[AIM OF THE TASK] Skip every picture and transcribe the remaining material exactly.

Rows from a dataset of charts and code
***

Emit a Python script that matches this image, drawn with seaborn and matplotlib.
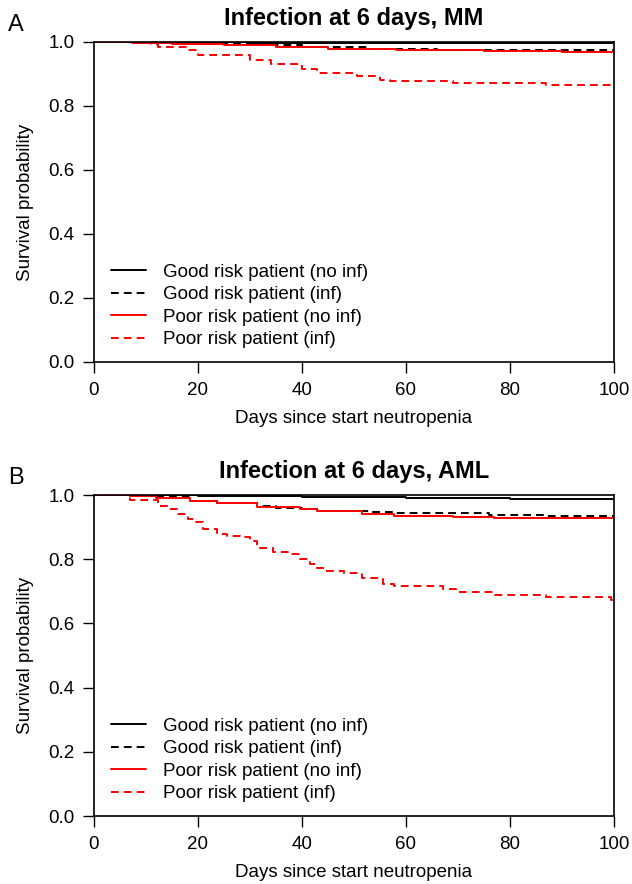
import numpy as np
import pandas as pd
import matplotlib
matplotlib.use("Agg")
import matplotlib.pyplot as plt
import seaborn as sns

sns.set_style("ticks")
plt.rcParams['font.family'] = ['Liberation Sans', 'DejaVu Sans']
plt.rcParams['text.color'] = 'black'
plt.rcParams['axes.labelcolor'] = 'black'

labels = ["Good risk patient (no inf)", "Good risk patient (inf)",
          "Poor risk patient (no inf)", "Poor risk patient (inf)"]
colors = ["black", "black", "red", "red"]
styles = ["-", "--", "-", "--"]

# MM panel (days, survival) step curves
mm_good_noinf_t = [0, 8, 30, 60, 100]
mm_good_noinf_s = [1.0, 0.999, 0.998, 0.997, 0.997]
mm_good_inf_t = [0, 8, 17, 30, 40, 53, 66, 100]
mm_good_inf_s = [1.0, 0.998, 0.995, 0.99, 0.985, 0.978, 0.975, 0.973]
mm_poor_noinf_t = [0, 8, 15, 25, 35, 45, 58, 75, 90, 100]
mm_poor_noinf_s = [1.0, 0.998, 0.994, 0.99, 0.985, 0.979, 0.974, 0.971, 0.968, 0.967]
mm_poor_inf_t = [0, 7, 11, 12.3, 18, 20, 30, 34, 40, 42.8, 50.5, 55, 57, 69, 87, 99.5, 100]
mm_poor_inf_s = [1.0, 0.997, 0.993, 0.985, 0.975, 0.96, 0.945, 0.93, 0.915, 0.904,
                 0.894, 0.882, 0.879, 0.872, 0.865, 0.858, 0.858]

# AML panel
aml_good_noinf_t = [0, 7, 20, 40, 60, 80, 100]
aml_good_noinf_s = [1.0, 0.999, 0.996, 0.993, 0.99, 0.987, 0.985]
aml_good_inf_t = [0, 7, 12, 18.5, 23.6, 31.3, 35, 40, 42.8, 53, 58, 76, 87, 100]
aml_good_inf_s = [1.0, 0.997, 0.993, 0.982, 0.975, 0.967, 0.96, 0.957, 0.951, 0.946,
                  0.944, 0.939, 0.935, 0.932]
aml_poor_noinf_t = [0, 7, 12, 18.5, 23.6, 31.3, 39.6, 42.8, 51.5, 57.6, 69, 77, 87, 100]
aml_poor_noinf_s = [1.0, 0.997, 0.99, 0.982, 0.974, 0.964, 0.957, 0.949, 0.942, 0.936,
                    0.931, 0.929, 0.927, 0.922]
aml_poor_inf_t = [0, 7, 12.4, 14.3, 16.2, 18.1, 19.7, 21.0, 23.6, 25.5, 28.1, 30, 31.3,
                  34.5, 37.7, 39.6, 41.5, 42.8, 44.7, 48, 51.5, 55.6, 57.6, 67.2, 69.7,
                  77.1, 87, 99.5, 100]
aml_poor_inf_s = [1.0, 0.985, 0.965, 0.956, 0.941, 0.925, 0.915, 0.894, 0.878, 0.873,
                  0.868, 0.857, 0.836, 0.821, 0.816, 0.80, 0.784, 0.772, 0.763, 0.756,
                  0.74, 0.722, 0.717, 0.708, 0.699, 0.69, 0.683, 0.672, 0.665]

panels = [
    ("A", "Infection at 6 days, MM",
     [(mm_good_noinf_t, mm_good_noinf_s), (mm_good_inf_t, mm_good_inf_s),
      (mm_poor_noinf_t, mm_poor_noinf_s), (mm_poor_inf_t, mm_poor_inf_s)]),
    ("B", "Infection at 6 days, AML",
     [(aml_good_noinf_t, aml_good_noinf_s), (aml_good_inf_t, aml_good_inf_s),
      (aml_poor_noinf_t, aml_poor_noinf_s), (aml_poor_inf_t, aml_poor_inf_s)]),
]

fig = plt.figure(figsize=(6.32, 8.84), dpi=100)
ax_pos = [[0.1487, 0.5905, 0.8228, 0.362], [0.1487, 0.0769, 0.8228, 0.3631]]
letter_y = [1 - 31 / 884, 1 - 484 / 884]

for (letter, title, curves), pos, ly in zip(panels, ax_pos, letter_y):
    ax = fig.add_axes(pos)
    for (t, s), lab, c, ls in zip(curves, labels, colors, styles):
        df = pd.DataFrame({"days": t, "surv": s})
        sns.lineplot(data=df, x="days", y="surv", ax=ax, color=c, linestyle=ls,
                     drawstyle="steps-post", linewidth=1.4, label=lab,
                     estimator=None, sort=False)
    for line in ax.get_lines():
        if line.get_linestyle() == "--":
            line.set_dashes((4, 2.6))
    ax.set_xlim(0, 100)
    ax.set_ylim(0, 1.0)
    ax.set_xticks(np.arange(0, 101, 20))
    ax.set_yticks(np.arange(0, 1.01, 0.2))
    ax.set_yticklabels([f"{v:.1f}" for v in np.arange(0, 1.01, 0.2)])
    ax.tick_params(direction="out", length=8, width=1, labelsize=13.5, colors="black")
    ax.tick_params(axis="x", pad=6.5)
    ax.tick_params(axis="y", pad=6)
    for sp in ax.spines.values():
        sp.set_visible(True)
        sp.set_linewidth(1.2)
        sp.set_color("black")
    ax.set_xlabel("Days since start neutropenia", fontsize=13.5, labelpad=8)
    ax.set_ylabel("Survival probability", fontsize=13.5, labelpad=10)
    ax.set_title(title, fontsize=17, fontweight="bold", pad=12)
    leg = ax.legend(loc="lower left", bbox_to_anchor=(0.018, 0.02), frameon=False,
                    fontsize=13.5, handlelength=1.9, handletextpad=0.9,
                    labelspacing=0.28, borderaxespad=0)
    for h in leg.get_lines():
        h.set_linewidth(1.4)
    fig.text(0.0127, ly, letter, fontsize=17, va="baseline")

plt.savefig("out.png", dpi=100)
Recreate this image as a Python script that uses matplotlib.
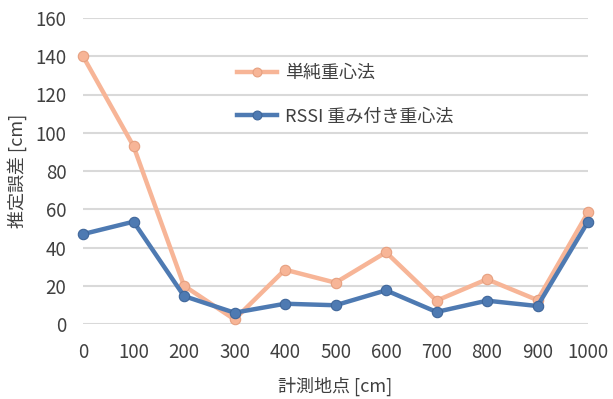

***

[THE SOLUTION]
Emit a Python script that matches this image, drawn with seaborn and matplotlib.
import numpy as np
import pandas as pd
import matplotlib
matplotlib.use("Agg")
import matplotlib.pyplot as plt
import seaborn as sns

sns.set_style("ticks")
plt.rcParams['font.family'] = ['Liberation Sans', 'DejaVu Sans']
plt.rcParams['text.color'] = 'black'
plt.rcParams['axes.labelcolor'] = 'black'

labels = ["Good risk patient (no inf)", "Good risk patient (inf)",
          "Poor risk patient (no inf)", "Poor risk patient (inf)"]
colors = ["black", "black", "red", "red"]
styles = ["-", "--", "-", "--"]

# MM panel (days, survival) step curves
mm_good_noinf_t = [0, 8, 30, 60, 100]
mm_good_noinf_s = [1.0, 0.999, 0.998, 0.997, 0.997]
mm_good_inf_t = [0, 8, 17, 30, 40, 53, 66, 100]
mm_good_inf_s = [1.0, 0.998, 0.995, 0.99, 0.985, 0.978, 0.975, 0.973]
mm_poor_noinf_t = [0, 8, 15, 25, 35, 45, 58, 75, 90, 100]
mm_poor_noinf_s = [1.0, 0.998, 0.994, 0.99, 0.985, 0.979, 0.974, 0.971, 0.968, 0.967]
mm_poor_inf_t = [0, 7, 11, 12.3, 18, 20, 30, 34, 40, 42.8, 50.5, 55, 57, 69, 87, 99.5, 100]
mm_poor_inf_s = [1.0, 0.997, 0.993, 0.985, 0.975, 0.96, 0.945, 0.93, 0.915, 0.904,
                 0.894, 0.882, 0.879, 0.872, 0.865, 0.858, 0.858]

# AML panel
aml_good_noinf_t = [0, 7, 20, 40, 60, 80, 100]
aml_good_noinf_s = [1.0, 0.999, 0.996, 0.993, 0.99, 0.987, 0.985]
aml_good_inf_t = [0, 7, 12, 18.5, 23.6, 31.3, 35, 40, 42.8, 53, 58, 76, 87, 100]
aml_good_inf_s = [1.0, 0.997, 0.993, 0.982, 0.975, 0.967, 0.96, 0.957, 0.951, 0.946,
                  0.944, 0.939, 0.935, 0.932]
aml_poor_noinf_t = [0, 7, 12, 18.5, 23.6, 31.3, 39.6, 42.8, 51.5, 57.6, 69, 77, 87, 100]
aml_poor_noinf_s = [1.0, 0.997, 0.99, 0.982, 0.974, 0.964, 0.957, 0.949, 0.942, 0.936,
                    0.931, 0.929, 0.927, 0.922]
aml_poor_inf_t = [0, 7, 12.4, 14.3, 16.2, 18.1, 19.7, 21.0, 23.6, 25.5, 28.1, 30, 31.3,
                  34.5, 37.7, 39.6, 41.5, 42.8, 44.7, 48, 51.5, 55.6, 57.6, 67.2, 69.7,
                  77.1, 87, 99.5, 100]
aml_poor_inf_s = [1.0, 0.985, 0.965, 0.956, 0.941, 0.925, 0.915, 0.894, 0.878, 0.873,
                  0.868, 0.857, 0.836, 0.821, 0.816, 0.80, 0.784, 0.772, 0.763, 0.756,
                  0.74, 0.722, 0.717, 0.708, 0.699, 0.69, 0.683, 0.672, 0.665]

panels = [
    ("A", "Infection at 6 days, MM",
     [(mm_good_noinf_t, mm_good_noinf_s), (mm_good_inf_t, mm_good_inf_s),
      (mm_poor_noinf_t, mm_poor_noinf_s), (mm_poor_inf_t, mm_poor_inf_s)]),
    ("B", "Infection at 6 days, AML",
     [(aml_good_noinf_t, aml_good_noinf_s), (aml_good_inf_t, aml_good_inf_s),
      (aml_poor_noinf_t, aml_poor_noinf_s), (aml_poor_inf_t, aml_poor_inf_s)]),
]

fig = plt.figure(figsize=(6.32, 8.84), dpi=100)
ax_pos = [[0.1487, 0.5905, 0.8228, 0.362], [0.1487, 0.0769, 0.8228, 0.3631]]
letter_y = [1 - 31 / 884, 1 - 484 / 884]

for (letter, title, curves), pos, ly in zip(panels, ax_pos, letter_y):
    ax = fig.add_axes(pos)
    for (t, s), lab, c, ls in zip(curves, labels, colors, styles):
        df = pd.DataFrame({"days": t, "surv": s})
        sns.lineplot(data=df, x="days", y="surv", ax=ax, color=c, linestyle=ls,
                     drawstyle="steps-post", linewidth=1.4, label=lab,
                     estimator=None, sort=False)
    for line in ax.get_lines():
        if line.get_linestyle() == "--":
            line.set_dashes((4, 2.6))
    ax.set_xlim(0, 100)
    ax.set_ylim(0, 1.0)
    ax.set_xticks(np.arange(0, 101, 20))
    ax.set_yticks(np.arange(0, 1.01, 0.2))
    ax.set_yticklabels([f"{v:.1f}" for v in np.arange(0, 1.01, 0.2)])
    ax.tick_params(direction="out", length=8, width=1, labelsize=13.5, colors="black")
    ax.tick_params(axis="x", pad=6.5)
    ax.tick_params(axis="y", pad=6)
    for sp in ax.spines.values():
        sp.set_visible(True)
        sp.set_linewidth(1.2)
        sp.set_color("black")
    ax.set_xlabel("Days since start neutropenia", fontsize=13.5, labelpad=8)
    ax.set_ylabel("Survival probability", fontsize=13.5, labelpad=10)
    ax.set_title(title, fontsize=17, fontweight="bold", pad=12)
    leg = ax.legend(loc="lower left", bbox_to_anchor=(0.018, 0.02), frameon=False,
                    fontsize=13.5, handlelength=1.9, handletextpad=0.9,
                    labelspacing=0.28, borderaxespad=0)
    for h in leg.get_lines():
        h.set_linewidth(1.4)
    fig.text(0.0127, ly, letter, fontsize=17, va="baseline")

plt.savefig("out.png", dpi=100)
Recreate this image as a Python script that uses matplotlib.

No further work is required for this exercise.